In a statement released on Thursday night, the firm stated: “…the 60 people currently undertaking the work experience scheme will be the last to complete the eight week placement. After this time Holland & Barrett will not participate further in that scheme.”
This, of course, is the Work Programme, the government’s much maligned attempt to abolish the national minimum wage by forcing unemployed people to work without pay. Anticipating a week of targeted protests by anti-workfare campaigners, Holland & Barrett ditched the government scheme in favour of their own ‘apprenticeship’ scheme, which itself will pay peanuts.
Shiv Malik, the Guardian reporter who has
jumped on the bandwagon reported fearlessly and tirelessly on the workfare saga, filed a report the following evening. In it, he wrote:
“The health and nutrition specialists, owned by NBTY Europe, said the decision was due to pressure from activists, which it alleged included assaults on staff and the prospect of further disruption at its stores this weekend.”

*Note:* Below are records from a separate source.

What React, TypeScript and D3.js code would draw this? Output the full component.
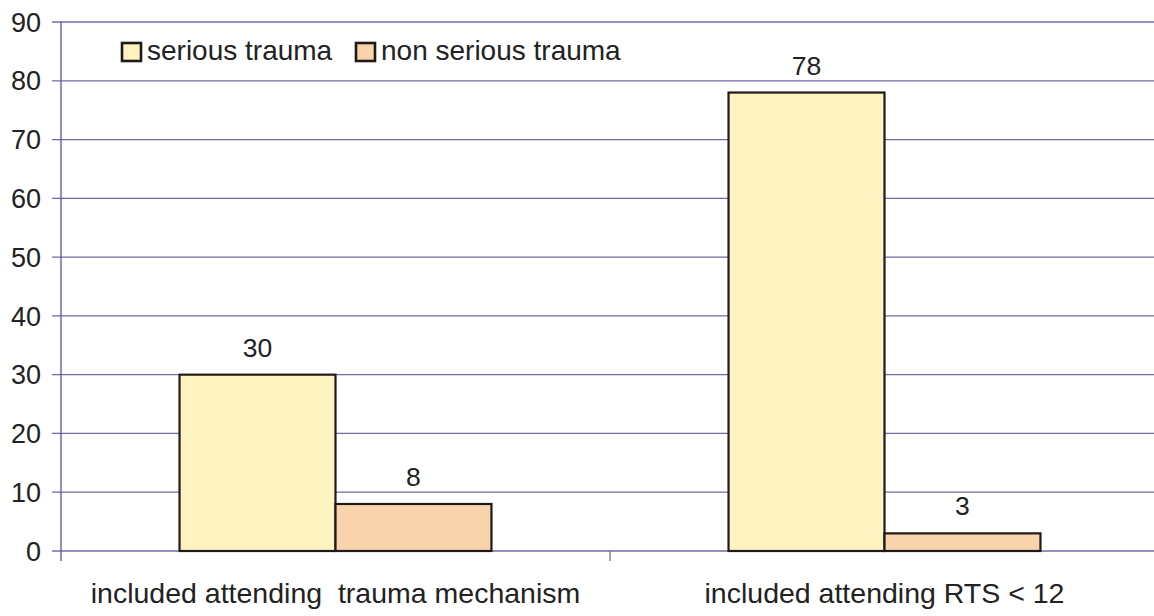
import React from "react";
import * as d3 from "d3";

const categories = ["included attending  trauma mechanism", "included attending RTS < 12"];
const seriesNames = ["serious trauma", "non serious trauma"];
const seriousValues = [30, 78];
const nonSeriousValues = [8, 3];
const yTicks = [0, 10, 20, 30, 40, 50, 60, 70, 80, 90];

const W = 1154;
const H = 616;
const margin = { left: 61, right: -5, top: 22, bottom: 65 };
const fills = ["#fdf3c0", "#f8d3ac"];
const gridColor = "#5a4f9c";
const font = "'Liberation Sans', Arial, sans-serif";

export default function App() {
  const x = d3
    .scaleBand<string>()
    .domain(categories)
    .range([margin.left, W - margin.right])
    .paddingInner(0)
    .paddingOuter(0);
  const inner = d3
    .scaleBand<string>()
    .domain(seriesNames)
    .range([0, x.bandwidth()])
    .paddingInner(0)
    .paddingOuter(0.76);
  const y = d3.scaleLinear().domain([0, 90]).range([H - margin.bottom, margin.top]);

  const series = [seriousValues, nonSeriousValues];

  return (
    <svg
      width={W}
      height={H}
      style={{ position: "absolute", left: 0, top: 0, background: "#fff" }}
      fontFamily={font}
    >
      {/* horizontal gridlines + y ticks */}
      {yTicks.map((t) => (
        <g key={t}>
          <line
            x1={margin.left - 9}
            x2={W}
            y1={y(t)}
            y2={y(t)}
            stroke={gridColor}
            strokeWidth={1.3}
            opacity={0.85}
          />
          <text
            x={41}
            y={y(t)}
            dy="0.36em"
            textAnchor="end"
            fontSize={27}
            fill="#222"
          >
            {t}
          </text>
        </g>
      ))}
      {/* y axis */}
      <line
        x1={margin.left}
        x2={margin.left}
        y1={y(90)}
        y2={y(0) + 10}
        stroke={gridColor}
        strokeWidth={1.3}
      />
      {/* category boundary ticks */}
      {categories.slice(1).map((c) => (
        <line
          key={c}
          x1={x(c)!}
          x2={x(c)!}
          y1={y(0)}
          y2={y(0) + 10}
          stroke="#777"
          strokeWidth={1.3}
        />
      ))}
      {/* bars */}
      {categories.map((c, ci) =>
        seriesNames.map((s, si) => {
          const v = series[si][ci];
          const bx = x(c)! + inner(s)!;
          const bw = inner.bandwidth();
          return (
            <g key={c + s}>
              <rect
                x={bx}
                y={y(v)}
                width={bw}
                height={y(0) - y(v)}
                fill={fills[si]}
                stroke="#1e1a1a"
                strokeWidth={2.2}
              />
              <text
                x={bx + bw / 2}
                y={y(v) - 18}
                textAnchor="middle"
                fontSize={26.5}
                fill="#222"
              >
                {v}
              </text>
            </g>
          );
        })
      )}
      {/* category labels */}
      {categories.map((c) => (
        <text
          key={c}
          x={x(c)! + x.bandwidth() / 2}
          y={603}
          textAnchor="middle"
          fontSize={28.5}
          fill="#222"
          style={{ whiteSpace: "pre" }}
        >
          {c}
        </text>
      ))}
      {/* legend */}
      {seriesNames.map((s, i) => {
        const lx = [122, 356][i];
        return (
          <g key={s}>
            <rect
              x={lx}
              y={43}
              width={19}
              height={18}
              fill={fills[i]}
              stroke="#1e1a1a"
              strokeWidth={2.6}
            />
            <text x={lx + 25} y={60} fontSize={28} fill="#222">
              {s}
            </text>
          </g>
        );
      })}
    </svg>
  );
}
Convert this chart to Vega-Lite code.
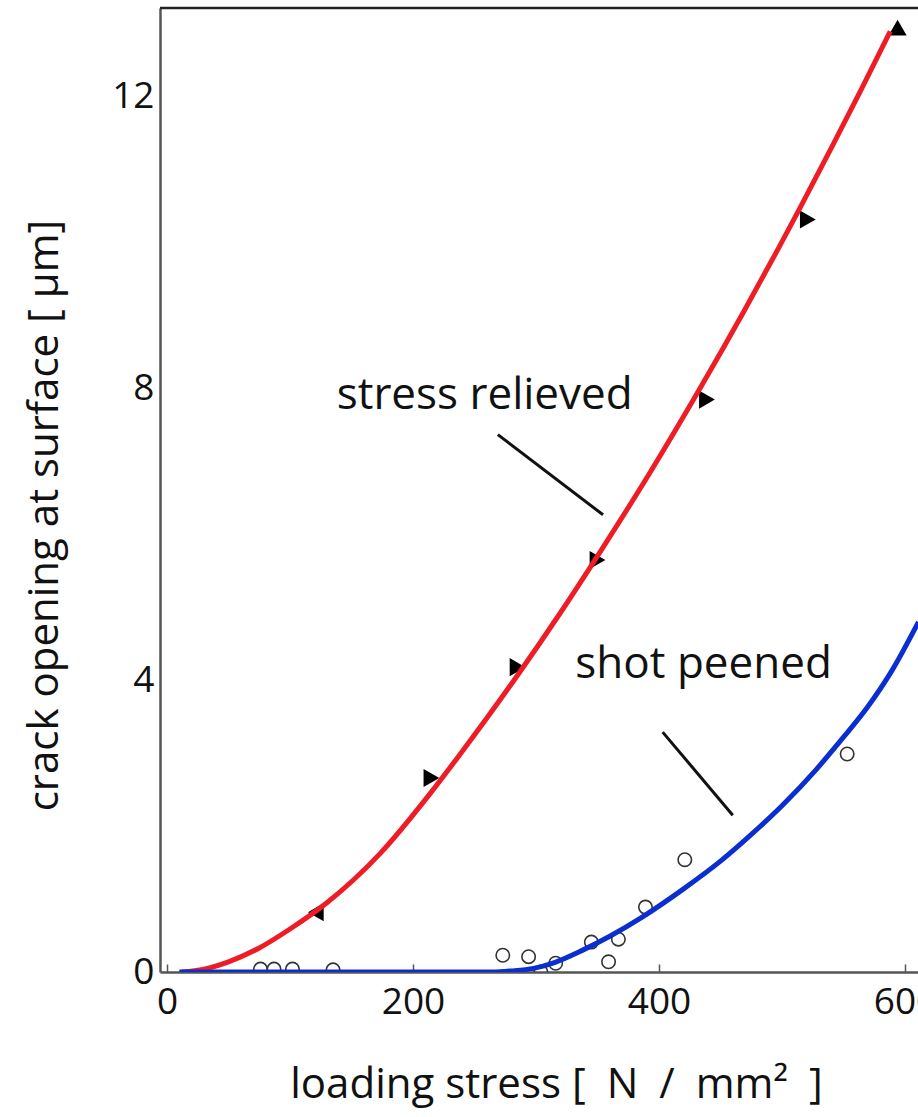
{
  "$schema": "https://vega.github.io/schema/vega-lite/v6.json",
  "width": 758,
  "height": 964,
  "autosize": {"type": "none"},
  "padding": {"left": 160, "top": 8, "right": 0, "bottom": 145},
  "background": "white",
  "config": {
    "view": {"stroke": null},
    "font": "Open Sans",
    "axis": {
      "grid": false,
      "labelFont": "Open Sans",
      "titleFont": "Open Sans",
      "labelColor": "#111",
      "titleColor": "#111",
      "titleFontWeight": "normal",
      "domainColor": "#555",
      "domainWidth": 2.5
    },
    "axisX": {
      "labelFontSize": 37,
      "labelPadding": 20,
      "tickSize": -8,
      "tickColor": "#555",
      "tickWidth": 1.5,
      "titleFontSize": 42,
      "titlePadding": 44,
      "titleX": 396
    },
    "axisY": {
      "labelFontSize": 37,
      "labelPadding": 6,
      "tickSize": 0,
      "titleFontSize": 42,
      "titlePadding": 45,
      "titleY": 507
    }
  },
  "datasets": {
    "relieved_fit": [
      {"stress": 12, "opening": 0.0},
      {"stress": 30, "opening": 0.04},
      {"stress": 50, "opening": 0.14},
      {"stress": 75, "opening": 0.33},
      {"stress": 100, "opening": 0.59},
      {"stress": 130, "opening": 0.95},
      {"stress": 173, "opening": 1.62},
      {"stress": 215, "opening": 2.47},
      {"stress": 238, "opening": 2.98},
      {"stress": 285, "opening": 4.07},
      {"stress": 320, "opening": 4.93},
      {"stress": 354, "opening": 5.81},
      {"stress": 392, "opening": 6.83},
      {"stress": 436, "opening": 8.08},
      {"stress": 470, "opening": 9.09},
      {"stress": 497, "opening": 9.92},
      {"stress": 515, "opening": 10.49},
      {"stress": 541, "opening": 11.33},
      {"stress": 565, "opening": 12.12},
      {"stress": 588, "opening": 12.9}
    ],
    "relieved_meas": [
      {"stress": 121, "opening": 0.82},
      {"stress": 215, "opening": 2.66},
      {"stress": 285, "opening": 4.18},
      {"stress": 350, "opening": 5.65},
      {"stress": 439, "opening": 7.85},
      {"stress": 521, "opening": 10.32},
      {"stress": 594, "opening": 12.95}
    ],
    "peened_fit": [
      {"stress": 10, "opening": 0.0},
      {"stress": 250, "opening": 0.0},
      {"stress": 265, "opening": 0.0},
      {"stress": 280, "opening": 0.015},
      {"stress": 298, "opening": 0.05},
      {"stress": 315, "opening": 0.13},
      {"stress": 338, "opening": 0.3},
      {"stress": 360, "opening": 0.49},
      {"stress": 387, "opening": 0.76},
      {"stress": 420, "opening": 1.14},
      {"stress": 450, "opening": 1.52},
      {"stress": 474, "opening": 1.87},
      {"stress": 500, "opening": 2.28},
      {"stress": 528, "opening": 2.78},
      {"stress": 550, "opening": 3.22},
      {"stress": 569, "opening": 3.62},
      {"stress": 590, "opening": 4.15},
      {"stress": 611, "opening": 4.8}
    ],
    "peened_meas": [
      {"stress": 76, "opening": 0.04},
      {"stress": 87, "opening": 0.04},
      {"stress": 102, "opening": 0.04},
      {"stress": 135, "opening": 0.03},
      {"stress": 273, "opening": 0.23},
      {"stress": 294, "opening": 0.21},
      {"stress": 304, "opening": 0.0},
      {"stress": 316, "opening": 0.12},
      {"stress": 345, "opening": 0.41},
      {"stress": 359, "opening": 0.14},
      {"stress": 367, "opening": 0.45},
      {"stress": 389, "opening": 0.89},
      {"stress": 421, "opening": 1.54},
      {"stress": 553, "opening": 2.99}
    ],
    "pointers": [
      {"stress": 269, "opening": 7.37, "stress_end": 354.5, "opening_end": 6.27},
      {"stress": 403, "opening": 3.29, "stress_end": 460, "opening_end": 2.15}
    ],
    "labels": [
      {"stress": 138, "opening": 7.72, "label": "stress relieved"},
      {"stress": 332, "opening": 4.03, "label": "shot peened"}
    ]
  },
  "layer": [
    {
      "description": "closing line along the top of the plot",
      "data": {"values": [{}]},
      "mark": {"type": "rule", "color": "#222", "strokeWidth": 2.5},
      "encoding": {
        "y": {"datum": 13.22, "type": "quantitative", "title": "crack opening at surface [ μm]",
              "scale": {"domain": [0, 13.22], "nice": false, "zero": false},
              "axis": {"values": [0, 4, 8, 12], "format": "d"}}
      }
    },
    {
      "data": {"name": "peened_meas"},
      "mark": {"type": "point", "shape": "circle", "filled": false, "stroke": "#333", "strokeWidth": 1.6, "size": 180, "opacity": 1, "clip": true},
      "encoding": {
        "x": {"field": "stress", "type": "quantitative", "title": "loading stress [\u2002N\u2002/\u2002mm²\u2002]",
              "scale": {"domain": [-5.7, 610.6], "nice": false, "zero": false},
              "axis": {"values": [0, 200, 400, 600], "format": "d"}},
        "y": {"field": "opening", "type": "quantitative", "title": "crack opening at surface [ μm]",
              "scale": {"domain": [0, 13.22], "nice": false, "zero": false},
              "axis": {"values": [0, 4, 8, 12], "format": "d"}}
      }
    },
    {
      "data": {"name": "relieved_meas"},
      "transform": [{"filter": "datum.stress < 150"}],
      "mark": {"type": "point", "shape": "triangle-left", "filled": true, "color": "#000", "size": 330, "opacity": 1, "clip": true},
      "encoding": {
        "x": {"field": "stress", "type": "quantitative", "title": "loading stress [\u2002N\u2002/\u2002mm²\u2002]",
              "scale": {"domain": [-5.7, 610.6], "nice": false, "zero": false},
              "axis": {"values": [0, 200, 400, 600], "format": "d"}},
        "y": {"field": "opening", "type": "quantitative", "title": "crack opening at surface [ μm]",
              "scale": {"domain": [0, 13.22], "nice": false, "zero": false},
              "axis": {"values": [0, 4, 8, 12], "format": "d"}}
      }
    },
    {
      "data": {"name": "relieved_meas"},
      "transform": [{"filter": "datum.stress >= 150 && datum.stress < 580"}],
      "mark": {"type": "point", "shape": "triangle-right", "filled": true, "color": "#000", "size": 330, "opacity": 1, "clip": true},
      "encoding": {
        "x": {"field": "stress", "type": "quantitative", "title": "loading stress [\u2002N\u2002/\u2002mm²\u2002]",
              "scale": {"domain": [-5.7, 610.6], "nice": false, "zero": false},
              "axis": {"values": [0, 200, 400, 600], "format": "d"}},
        "y": {"field": "opening", "type": "quantitative", "title": "crack opening at surface [ μm]",
              "scale": {"domain": [0, 13.22], "nice": false, "zero": false},
              "axis": {"values": [0, 4, 8, 12], "format": "d"}}
      }
    },
    {
      "data": {"name": "relieved_meas"},
      "transform": [{"filter": "datum.stress >= 580"}],
      "mark": {"type": "point", "shape": "triangle-up", "filled": true, "color": "#000", "size": 330, "opacity": 1, "clip": true},
      "encoding": {
        "x": {"field": "stress", "type": "quantitative", "title": "loading stress [\u2002N\u2002/\u2002mm²\u2002]",
              "scale": {"domain": [-5.7, 610.6], "nice": false, "zero": false},
              "axis": {"values": [0, 200, 400, 600], "format": "d"}},
        "y": {"field": "opening", "type": "quantitative", "title": "crack opening at surface [ μm]",
              "scale": {"domain": [0, 13.22], "nice": false, "zero": false},
              "axis": {"values": [0, 4, 8, 12], "format": "d"}}
      }
    },
    {
      "data": {"name": "relieved_fit"},
      "mark": {"type": "line", "color": "#ee1c24", "strokeWidth": 5, "interpolate": "monotone", "clip": true},
      "encoding": {
        "x": {"field": "stress", "type": "quantitative", "title": "loading stress [\u2002N\u2002/\u2002mm²\u2002]",
              "scale": {"domain": [-5.7, 610.6], "nice": false, "zero": false},
              "axis": {"values": [0, 200, 400, 600], "format": "d"}},
        "y": {"field": "opening", "type": "quantitative", "title": "crack opening at surface [ μm]",
              "scale": {"domain": [0, 13.22], "nice": false, "zero": false},
              "axis": {"values": [0, 4, 8, 12], "format": "d"}}
      }
    },
    {
      "data": {"name": "peened_fit"},
      "mark": {"type": "line", "color": "#0a2ecf", "strokeWidth": 5, "interpolate": "monotone", "clip": true},
      "encoding": {
        "x": {"field": "stress", "type": "quantitative", "title": "loading stress [\u2002N\u2002/\u2002mm²\u2002]",
              "scale": {"domain": [-5.7, 610.6], "nice": false, "zero": false},
              "axis": {"values": [0, 200, 400, 600], "format": "d"}},
        "y": {"field": "opening", "type": "quantitative", "title": "crack opening at surface [ μm]",
              "scale": {"domain": [0, 13.22], "nice": false, "zero": false},
              "axis": {"values": [0, 4, 8, 12], "format": "d"}}
      }
    },
    {
      "data": {"name": "pointers"},
      "mark": {"type": "rule", "color": "#111", "strokeWidth": 3},
      "encoding": {
        "x": {"field": "stress", "type": "quantitative", "title": "loading stress [\u2002N\u2002/\u2002mm²\u2002]",
              "scale": {"domain": [-5.7, 610.6], "nice": false, "zero": false},
              "axis": {"values": [0, 200, 400, 600], "format": "d"}},
        "x2": {"field": "stress_end", "title": "loading stress [\u2002N\u2002/\u2002mm²\u2002]"},
        "y": {"field": "opening", "type": "quantitative", "title": "crack opening at surface [ μm]",
              "scale": {"domain": [0, 13.22], "nice": false, "zero": false},
              "axis": {"values": [0, 4, 8, 12], "format": "d"}},
        "y2": {"field": "opening_end", "title": "crack opening at surface [ μm]"}
      }
    },
    {
      "data": {"name": "labels"},
      "mark": {"type": "text", "align": "left", "baseline": "alphabetic", "fontSize": 44, "font": "Open Sans", "color": "#111"},
      "encoding": {
        "x": {"field": "stress", "type": "quantitative", "title": "loading stress [\u2002N\u2002/\u2002mm²\u2002]",
              "scale": {"domain": [-5.7, 610.6], "nice": false, "zero": false},
              "axis": {"values": [0, 200, 400, 600], "format": "d"}},
        "y": {"field": "opening", "type": "quantitative", "title": "crack opening at surface [ μm]",
              "scale": {"domain": [0, 13.22], "nice": false, "zero": false},
              "axis": {"values": [0, 4, 8, 12], "format": "d"}},
        "text": {"field": "label", "type": "nominal"}
      }
    }
  ]
}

Assaults on staff? Really? It’s true that the protests would have included peaceful occupations of shops, and it’s also true that by its legal definition, ‘assault’ doesn’t require the actual application of physical force (merely the fear of it) – but what evidence is there that activists had assaulted staff?
Imagine if it had been the other way round – if a workfare protester had accused Holland & Barrett staff of assaulting them. Neither the Guardian nor any other newspaper would have published a breath of it without documentary evidence, video recording, or at least corroborating eye-witness testimony.
But because the company was accusing unnamed protesters, the accusation ran with the meaningless word “allegedly” – a get-out clause to avoid having to ascertain its veracity.
I don’t believe for a moment that Shiv Malik intended to slur the protesters – not when Boycott Workfare are the source of half his stories. Partly this comes down to libel laws – a big, named high street chain can sue; unidentified generic protesters cannot.
But more than that, it is an example of one of the flaws of media coverage on a raft of matters – the favouring of ‘official’ testimony over that of protesters, the public, or anyone whose role in life does not start with capital letters.
This has happened before amid the workfare row. When a rash of employers pulled out (or pretended to pull out) of the Work Programme in February, employment minister Chris Grayling claimed that the protests were a front for the Socialist Workers Party. Right on cue, that night’s Newsnight had Emily Maitlis asking someone from the Socialist Party about workfare protesters being an SWP front (and if you know your hard left, you’ll know what a tangent that’s going down…). Grayling’s mere utterance of the allegation had the media scuttling around in his wake.
This can have a very damaging effect over an extended period. In the run-up to the Iraq War, official testimony as to Iraqi weapons of mass destruction went infamously unquestioned by many journalists and politicians.
Or there was the run-up to the credit crunch. The hard left warned for years about the growing debt bubble and over-reliance on the financial sector. It was all completely ignored, because all the ‘serious people’ were absolutely certain that debt-fuelled growth and an unregulated Square Mile were the tickets to eternal prosperity.
Listen to officialdom. Ignore the plebs. Apparently, the media has learned nothing since.